IPFS enables a model where providing data is a collaborative effort. Any institution can pin ORCESTRA datasets on their own nodes, contributing bandwidth and availability without any coordination protocol beyond the shared pinset. The more institutions that participate, the more resilient and performant the system becomes.

# Open, auditable data sharing

Because every dataset, its CID, and its metadata are public, anyone can audit the data: verify its integrity, replicate it, or build upon it. This aligns with the principles of open science and the FAIR data principles (opens new window) (Findable, Accessible, Interoperable, Reusable) that increasingly govern publicly funded research.

# Field-ready infrastructure

The Barbados Raspberry Pi story illustrates a property of IPFS worth highlighting: it works at the edge. In field conditions with limited connectivity, IPFS enables local peer-to-peer sharing without dependence on remote infrastructure. Data collected locally can be shared immediately among nearby peers and synced to institutional servers when connectivity is available.

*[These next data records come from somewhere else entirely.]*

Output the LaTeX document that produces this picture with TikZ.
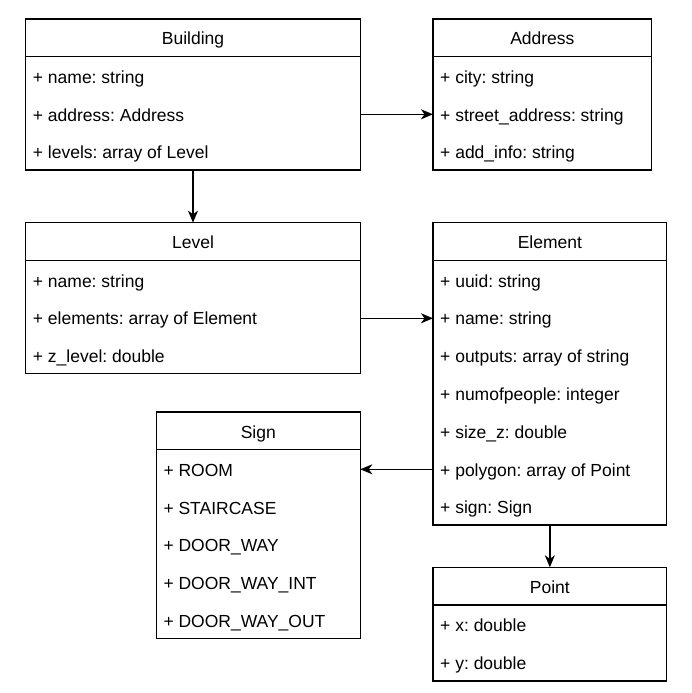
\documentclass[tikz,border=0pt]{standalone}
\usepackage{fontspec}
\setmainfont{Liberation Sans}
\usetikzlibrary{arrows.meta,calc}
\frenchspacing
\newcommand{\umlclass}[6]{%
  \node[classbox, minimum width=#4pt, minimum height=#5pt] (#1) at (#2,#3) {};
  \node[headbox, minimum width=#4pt] (#1-h) at (#2,#3) {};
  \node[titletext] (#1-t) at ($(#1-h.north)+(0,26)$) {#6};
}
\newcommand{\umlrow}[3]{%
  \node[rowtext] (#1-r#2) at ($(#1.north west)+(7,{64.3+(#2-1)*37.8})$) {#3};
}
\begin{document}
\begin{tikzpicture}[x=1pt,y=-1pt,
  font=\fontsize{17.5}{20}\selectfont,
  classbox/.style={draw=black, line width=1.3pt, fill=white, anchor=north west, inner sep=0pt, outer sep=0pt},
  headbox/.style={draw=black, line width=1.3pt, fill=white, anchor=north west, inner sep=0pt, outer sep=0pt, minimum height=37.7pt},
  titletext/.style={anchor=base, inner sep=0pt},
  rowtext/.style={anchor=base west, inner sep=0pt},
  arr/.style={draw=black, line width=1.4pt, -{Stealth[length=12pt,width=10pt,inset=3.5pt]}}]
\useasboundingbox (0,0) rectangle (692,693);
\fill[white] (0,0) rectangle (692,693);

\umlclass{Building}{25.7}{19}{334.6}{151.1}{Building}
\umlrow{Building}{1}{+ name: string}
\umlrow{Building}{2}{+ address: Address}
\umlrow{Building}{3}{+ levels: array of Level}

\umlclass{Address}{433}{19}{218.7}{151.1}{Address}
\umlrow{Address}{1}{+ city: string}
\umlrow{Address}{2}{+ street\_address: string}
\umlrow{Address}{3}{+ add\_info: string}

\umlclass{Level}{25.7}{222.7}{334.6}{150.6}{Level}
\umlrow{Level}{1}{+ name: string}
\umlrow{Level}{2}{+ elements: array of Element}
\umlrow{Level}{3}{+ z\_level: double}

\umlclass{Element}{433}{222.7}{233.7}{302.3}{Element}
\umlrow{Element}{1}{+ uuid: string}
\umlrow{Element}{2}{+ name: string}
\umlrow{Element}{3}{+ outputs: array of string}
\umlrow{Element}{4}{+ numofpeople: integer}
\umlrow{Element}{5}{+ size\_z: double}
\umlrow{Element}{6}{+ polygon: array of Point}
\umlrow{Element}{7}{+ sign: Sign}

\umlclass{Sign}{156.3}{412}{204}{226.3}{Sign}
\umlrow{Sign}{1}{+ ROOM}
\umlrow{Sign}{2}{+ STAIRCASE}
\umlrow{Sign}{3}{+ DOOR\_WAY}
\umlrow{Sign}{4}{+ DOOR\_WAY\_INT}
\umlrow{Sign}{5}{+ DOOR\_WAY\_OUT}

\umlclass{Point}{433}{567.3}{233.7}{113.7}{Point}
\umlrow{Point}{1}{+ x: double}
\umlrow{Point}{2}{+ y: double}

\coordinate (bA) at ($(Building.north east)+(0,95.3)$);
\coordinate (lE) at ($(Level.north east)+(0,95.6)$);
\coordinate (eS) at ($(Element.north west)+(0,246.6)$);
\draw[arr] (Building.south) -- (Level-h.north);
\draw[arr] (bA) -- (Address.west |- bA);
\draw[arr] (lE) -- (Element.west |- lE);
\draw[arr] (eS) -- (Sign.east |- eS);
\draw[arr] (Element.south) -- (Point-h.north);
\end{tikzpicture}
\end{document}
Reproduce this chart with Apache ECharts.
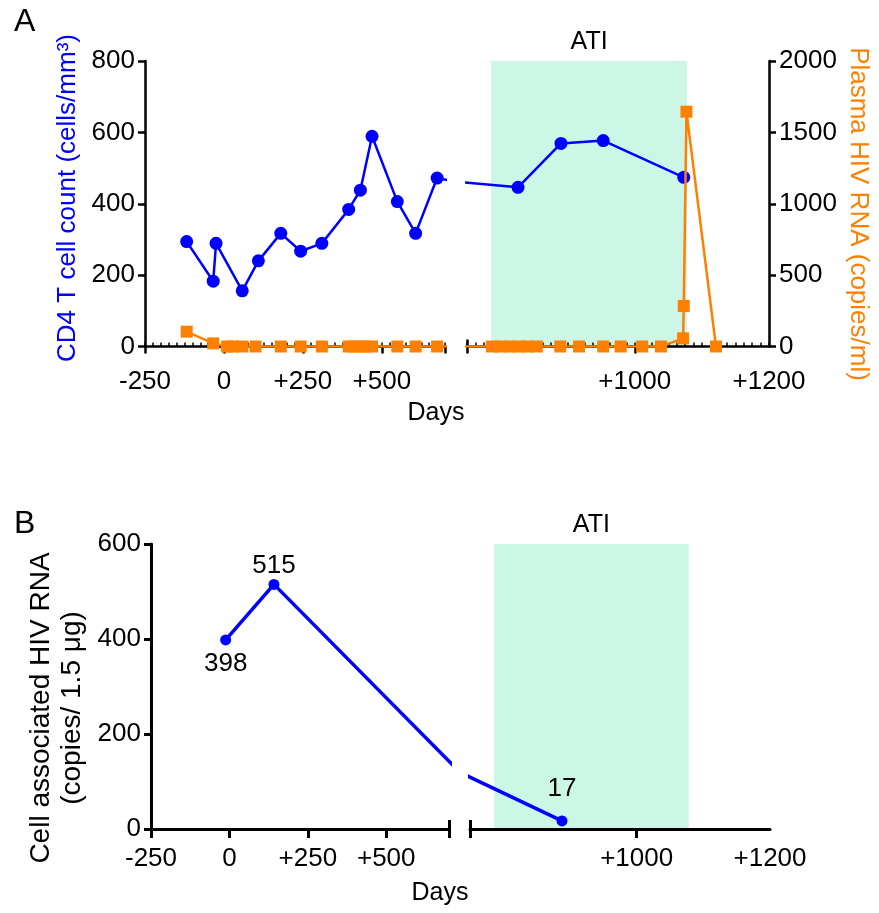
<!DOCTYPE html>
<html><head><meta charset="utf-8">
<script src="https://cdn.jsdelivr.net/npm/echarts@6/dist/echarts.min.js"></script>
<style>html,body{margin:0;padding:0;background:#fff}#c{width:879px;height:913px}</style>
</head><body><div id="c"></div>
<script>
// ---------- data ----------
const cd4Days   = [-118, -34, -25, 58, 109, 180, 243, 310, 395, 432, 469, 549, 607, 675, 826, 890, 953, 1073];
const cd4Values = [294, 183, 289, 156, 240, 317, 267, 289, 384, 438, 589, 406, 317, 472, 446, 569, 577, 474];

const rnaDays   = [-118, -34, 10, 28, 58, 100, 180, 243, 310, 395, 410, 432, 450, 469, 549, 607, 675,
                   787, 800, 814, 827, 840, 854, 889, 917, 953, 979, 1011, 1039, 1072, 1073, 1077, 1121];
const rnaValues = [104, 22, 0, 0, 0, 0, 0, 0, 0, 0, 0, 0, 0, 0, 0, 0, 0,
                   0, 0, 0, 0, 0, 0, 0, 0, 0, 0, 0, 0, 57, 284, 1645, 0];

const caDays   = [-12, 142, 888];
const caValues = [398, 515, 17];

const atiStart = 786, atiEnd = 1078;
const xLeftMin = -250, xLeftMax = 700, xRightMin = 750, xRightMax = 1200;
const xLabelsLeft = [-250, 0, 250, 500];
const xLabelsRight = [1000, 1200];

// ---------- style ----------
const FONT = '"Liberation Sans", Arial, sans-serif';
const BLUE = '#0000ff', ORANGE = '#ff8000', MINT = '#ccf6e6';
const pairs = (xs, ys) => xs.map((x, i) => [x, ys[i]]);
const fmtX = v => (v > 0 ? '+' + v : String(v));

function mainX(grid, min, max, interval, tickVals, labelVals, lw, tickLen, fontSize, margin) {
  return {
    type: 'value', gridIndex: grid, min, max, interval, position: 'bottom', z: 1.5,
    axisLine: { show: true, onZero: false, lineStyle: { color: '#000', width: lw } },
    axisTick: { show: true, inside: false, length: tickLen, customValues: tickVals,
                lineStyle: { color: '#000', width: lw } },
    axisLabel: { show: true, customValues: labelVals, formatter: fmtX, color: '#000',
                 fontSize, fontFamily: FONT, margin },
    splitLine: { show: false }
  };
}
function overlayX(grid, min, max, interval, tickVals, len, lw) {
  const ax = {
    type: 'value', gridIndex: grid, min, max, interval, position: 'bottom', z: 1.5,
    axisLine: { show: false, onZero: false },
    axisTick: { show: true, inside: true, length: len, lineStyle: { color: '#000', width: lw } },
    axisLabel: { show: false }, splitLine: { show: false }
  };
  if (tickVals) ax.axisTick.customValues = tickVals;
  return ax;
}
function yAx(grid, pos, max, interval, show, lw, fontSize) {
  return {
    type: 'value', gridIndex: grid, position: pos, min: 0, max, interval, show,
    axisLine: { show: true, onZero: false, lineStyle: { color: '#000', width: lw } },
    axisTick: { show: true, inside: false, length: 7, lineStyle: { color: '#000', width: lw } },
    axisLabel: { color: '#000', fontSize, fontFamily: FONT, margin: 10, formatter: v => String(v) },
    splitLine: { show: false }
  };
}

const cd4 = pairs(cd4Days, cd4Values);
const rna = pairs(rnaDays, rnaValues);
const ca = pairs(caDays, caValues);
const caLabelStyle = [
  { position: 'bottom', distance: 5 },
  { position: 'top', distance: 0 },
  { position: 'top', distance: 14 }
];
const caData = ca.map((p, i) => ({ value: p, label: caLabelStyle[i] }));

const cd4Series = (xi, yi) => ({
  type: 'line', xAxisIndex: xi, yAxisIndex: yi, data: cd4, clip: true, z: 3,
  symbol: 'circle', symbolSize: 13, itemStyle: { color: BLUE },
  lineStyle: { color: BLUE, width: 2.5 }, animation: false
});
const rnaSeries = (xi, yi) => ({
  type: 'line', xAxisIndex: xi, yAxisIndex: yi, data: rna, clip: true, z: 4,
  symbol: 'rect', symbolSize: 12, itemStyle: { color: ORANGE },
  lineStyle: { color: ORANGE, width: 2.5 }, animation: false
});
const caSeries = (xi, yi) => ({
  type: 'line', xAxisIndex: xi, yAxisIndex: yi, data: caData, clip: true, z: 3,
  symbol: 'circle', symbolSize: 11, itemStyle: { color: BLUE },
  lineStyle: { color: BLUE, width: 3.5 }, animation: false,
  label: { show: true, color: '#000', fontSize: 26, fontFamily: FONT,
           formatter: p => String(p.value[1]) }
});
const atiSeries = (xi, yi) => ({
  type: 'line', xAxisIndex: xi, yAxisIndex: yi, data: [], z: 1, animation: false,
  markArea: {
    silent: true, itemStyle: { color: MINT },
    label: { show: true, position: 'top', distance: 6, color: '#000', fontSize: 25, fontFamily: FONT },
    data: [[{ xAxis: atiStart, name: 'ATI' }, { xAxis: atiEnd }]]
  }
});

const option = {
  animation: false,
  backgroundColor: '#fff',
  grid: [
    { left: 145, top: 61, width: 300, height: 285.5 },
    { left: 467, top: 61, width: 302, height: 285.5 },
    { left: 151, top: 544, width: 298, height: 285 },
    { left: 470, top: 544, width: 300, height: 285 }
  ],
  xAxis: [
    mainX(0, xLeftMin, xLeftMax, 250, [-250, 0, 250, 500, 700], xLabelsLeft, 2.5, 7, 26, 22),
    overlayX(0, xLeftMin, xLeftMax, 25, null, 4, 1.5),
    mainX(1, xRightMin, xRightMax, 50, [750, 1000], xLabelsRight, 2.5, 7, 26, 22),
    overlayX(1, xRightMin, xRightMax, 12.5, null, 4, 1.5),
    overlayX(1, xRightMin, xRightMax, 50, [750], 7, 2.5),
    mainX(2, xLeftMin, xLeftMax, 250, [-250, 0, 250, 500, 700], xLabelsLeft, 3, 9, 26, 17),
    overlayX(2, xLeftMin, xLeftMax, 250, [700], 9, 3),
    mainX(3, xRightMin, xRightMax, 50, [750, 1000], xLabelsRight, 3, 9, 26, 17),
    overlayX(3, xRightMin, xRightMax, 50, [750], 9, 3)
  ],
  yAxis: [
    yAx(0, 'left', 800, 200, true, 2.5, 26),
    yAx(0, 'right', 2000, 500, false, 2.5, 26),
    yAx(1, 'left', 800, 200, false, 2.5, 26),
    yAx(1, 'right', 2000, 500, true, 2.5, 26),
    yAx(2, 'left', 600, 200, true, 3, 26),
    yAx(3, 'left', 600, 200, false, 3, 26)
  ],
  series: [
    atiSeries(2, 2),
    cd4Series(0, 0), cd4Series(2, 2),
    rnaSeries(0, 1), rnaSeries(2, 3),
    atiSeries(7, 5),
    caSeries(5, 4), caSeries(7, 5)
  ],
  graphic: [
    { type: 'text', x: 14, y: 6, style: { text: 'A', fontSize: 32, fontFamily: FONT, fill: '#000' } },
    { type: 'text', x: 14, y: 508, style: { text: 'B', fontSize: 32, fontFamily: FONT, fill: '#000' } },
    { type: 'text', x: 68, y: 198, rotation: Math.PI / 2,
      style: { text: 'CD4 T cell count (cells/mm³)', fontSize: 26, fontFamily: FONT, fill: BLUE,
               align: 'center', verticalAlign: 'middle' } },
    { type: 'text', x: 858, y: 214, rotation: -Math.PI / 2,
      style: { text: 'Plasma HIV RNA (copies/ml)', fontSize: 26, fontFamily: FONT, fill: ORANGE,
               align: 'center', verticalAlign: 'middle' } },
    { type: 'text', x: 436, y: 413,
      style: { text: 'Days', fontSize: 25, fontFamily: FONT, fill: '#000', align: 'center', verticalAlign: 'middle' } },
    { type: 'text', x: 440, y: 893,
      style: { text: 'Days', fontSize: 25, fontFamily: FONT, fill: '#000', align: 'center', verticalAlign: 'middle' } },
    { type: 'text', x: 57, y: 708, rotation: Math.PI / 2,
      style: { text: 'Cell associated HIV RNA\n(copies/ 1.5 μg)', fontSize: 28, lineHeight: 31,
               fontFamily: FONT, fill: '#000', align: 'center', verticalAlign: 'middle' } }
  ]
};
const chart = echarts.init(document.getElementById('c'));
chart.setOption(option);
</script>
</body></html>
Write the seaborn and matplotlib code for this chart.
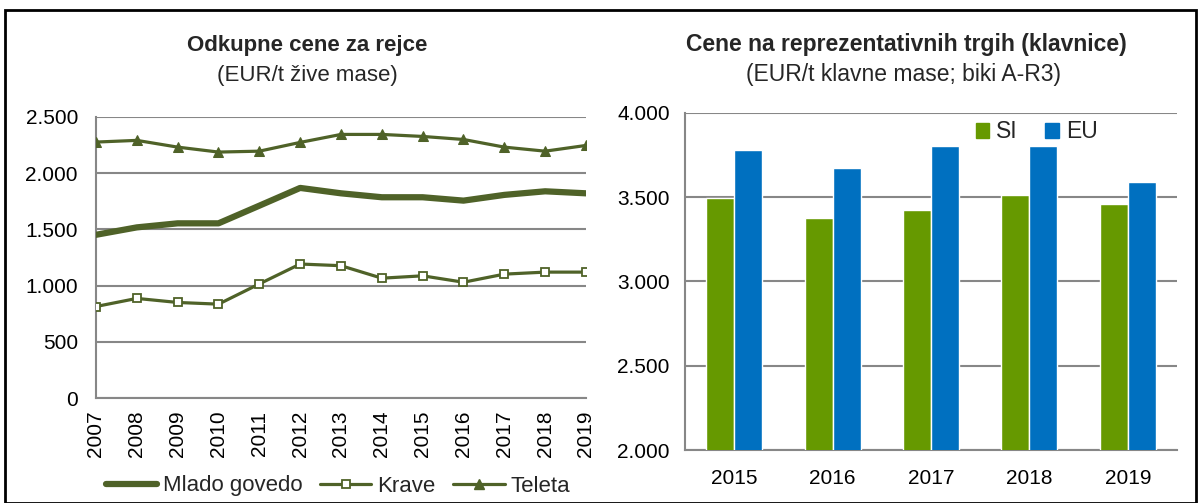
import pandas as pd
import numpy as np
import matplotlib.pyplot as plt
import matplotlib.patches as mpatches
from matplotlib.lines import Line2D
import seaborn as sns

years = [2007, 2008, 2009, 2010, 2011, 2012, 2013, 2014, 2015, 2016, 2017, 2018, 2019]
mlado_govedo = [1452, 1518, 1554, 1554, 1711, 1869, 1821, 1786, 1786, 1756, 1807, 1839, 1821]
krave = [814, 886, 850, 835, 1015, 1192, 1177, 1066, 1087, 1030, 1102, 1120, 1120]
teleta = [2277, 2292, 2232, 2188, 2196, 2274, 2345, 2345, 2327, 2300, 2232, 2196, 2247]

bar_years = ["2015", "2016", "2017", "2018", "2019"]
si_values = [3496, 3375, 3423, 3516, 3458]
eu_values = [3782, 3675, 3806, 3806, 3593]

sns.set_theme(style="white")
plt.rcParams['font.family'] = ['Liberation Sans', 'DejaVu Sans']

olive = '#4F6228'
grid_c = '#878787'
green = '#669900'
blue = '#0070C0'
W, H = 1201, 503

fig = plt.figure(figsize=(12.01, 5.03), dpi=100)
fig.patch.set_facecolor('white')

# okvir
fig.patches.append(mpatches.Rectangle((5 / W, 0), (1196 - 5) / W, 1 - 10 / H, transform=fig.transFigure,
                                      fill=False, edgecolor='black', linewidth=2))

# levi graf
ax1 = fig.add_axes([96 / W, 1 - 398 / H, (586 - 96) / W, (398 - 117) / H])
df_line = pd.DataFrame({'Leto': years, 'Mlado govedo': mlado_govedo, 'Krave': krave, 'Teleta': teleta})
sns.lineplot(data=df_line, x='Leto', y='Mlado govedo', ax=ax1, color=olive, linewidth=4.5, zorder=3)
sns.lineplot(data=df_line, x='Leto', y='Krave', ax=ax1, color=olive, linewidth=2.3, marker='s',
             markersize=6, markerfacecolor='white', markeredgecolor=olive, markeredgewidth=1.3, zorder=3)
sns.lineplot(data=df_line, x='Leto', y='Teleta', ax=ax1, color=olive, linewidth=2.3, marker='^',
             markersize=7, markerfacecolor=olive, markeredgecolor=olive, zorder=3)
ax1.set_xlim(2007, 2019)
ax1.set_ylim(0, 2500)
ax1.set_xticks(years)
ax1.set_xticklabels([str(y) for y in years], rotation=90)
ax1.set_yticks(range(0, 2501, 500))
ax1.set_yticklabels(['0', '500', '1.000', '1.500', '2.000', '2.500'])
ax1.set_xlabel('')
ax1.set_ylabel('')
ax1.yaxis.grid(True, color=grid_c, linewidth=1.5)
ax1.set_axisbelow(True)
for s in ['top', 'right']:
    ax1.spines[s].set_visible(False)
for s in ['left', 'bottom']:
    ax1.spines[s].set_color(grid_c)
    ax1.spines[s].set_linewidth(1.5)
ax1.tick_params(axis='both', labelsize=15, labelcolor='black', color=grid_c, length=6, width=1.2,
                direction='out')
ax1.tick_params(axis='y', pad=7)
ax1.tick_params(axis='x', pad=3)

handles = [Line2D([0], [0], color=olive, linewidth=4.5),
           Line2D([0], [0], color=olive, linewidth=2.3, marker='s', markersize=6,
                  markerfacecolor='white', markeredgecolor=olive, markeredgewidth=1.3),
           Line2D([0], [0], color=olive, linewidth=2.3, marker='^', markersize=7,
                  markerfacecolor=olive, markeredgecolor=olive)]
fig.legend(handles, ['Mlado govedo', 'Krave', 'Teleta'], loc='center', bbox_to_anchor=(338 / W, 1 - 486 / H),
           ncol=3, frameon=False, fontsize=16, handlelength=2.3, handletextpad=0.27, columnspacing=0.8)

fig.text(307 / W, 1 - 45 / H, 'Odkupne cene za rejce', ha='center', va='center', fontsize=16, fontweight='bold')
fig.text(307 / W, 1 - 75 / H, '(EUR/t žive mase)', ha='center', va='center', fontsize=16)

# desni graf
ax2 = fig.add_axes([685 / W, 1 - 450 / H, (1177 - 685) / W, (450 - 113) / H])
df_bar = pd.DataFrame({'Leto': bar_years * 2,
                       'Cena': si_values + eu_values,
                       'Trg': ['SI'] * len(bar_years) + ['EU'] * len(bar_years)})
sns.barplot(data=df_bar, x='Leto', y='Cena', hue='Trg', ax=ax2, palette=[green, blue], width=0.57,
            saturation=1, zorder=3, legend=False)
ax2.set_xlim(-0.5, 4.5)
ax2.set_ylim(2000, 4000)
ax2.set_yticks(range(2000, 4001, 500))
ax2.set_yticklabels(['2.000', '2.500', '3.000', '3.500', '4.000'])
ax2.set_xticks(np.arange(-0.5, 5, 1), minor=True)
ax2.tick_params(axis='x', which='major', length=0, pad=14)
ax2.tick_params(axis='x', which='minor', length=6, width=1.2, color=grid_c, direction='out')
ax2.tick_params(axis='y', length=6, width=1.2, color=grid_c, direction='out', pad=5)
ax2.tick_params(axis='both', labelsize=15, labelcolor='black')
ax2.set_xlabel('')
ax2.set_ylabel('')
ax2.yaxis.grid(True, color=grid_c, linewidth=1.5)
ax2.set_axisbelow(True)
for s in ['top', 'right']:
    ax2.spines[s].set_visible(False)
for s in ['left', 'bottom']:
    ax2.spines[s].set_color(grid_c)
    ax2.spines[s].set_linewidth(1.5)

bar_handles = [mpatches.Patch(color=green), mpatches.Patch(color=blue)]
ax2.legend(bar_handles, ['SI', 'EU'], loc='center', bbox_to_anchor=(0.715, 0.944), ncol=2, frameon=False,
           fontsize=16.5, handlelength=0.6, handleheight=0.6, handletextpad=0.3, columnspacing=1.2)

fig.text(906 / W, 1 - 45 / H, 'Cene na reprezentativnih trgih (klavnice)', ha='center', va='center',
         fontsize=16.5, fontweight='bold')
fig.text(904 / W, 1 - 75 / H, '(EUR/t klavne mase; biki A-R3)', ha='center', va='center', fontsize=16.5)

plt.savefig('out.png', dpi=100)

# ORCESTRA & IPFS: the future

As ORCESTRA's datasets continue to grow and are used by research groups worldwide, the IPFS-based infrastructure positions the project for long-term sustainability. Datasets published today remain verifiable and retrievable as long as any node in the network continues to provide them, whether that's an ORCESTRA server, a university research group, or an individual scientist's node.

The campaign's approach also serves as a reference for other scientific communities. By demonstrating that content-addressed, peer-to-peer data sharing works at the scale of an international field campaign, ORCESTRA shows a practical path forward for scientific data infrastructure: one that prioritizes verifiability, openness, and collaboration over centralized control.

Note: Details in this case study are current as of early 2026. The ORCESTRA campaign and its data infrastructure continue to evolve.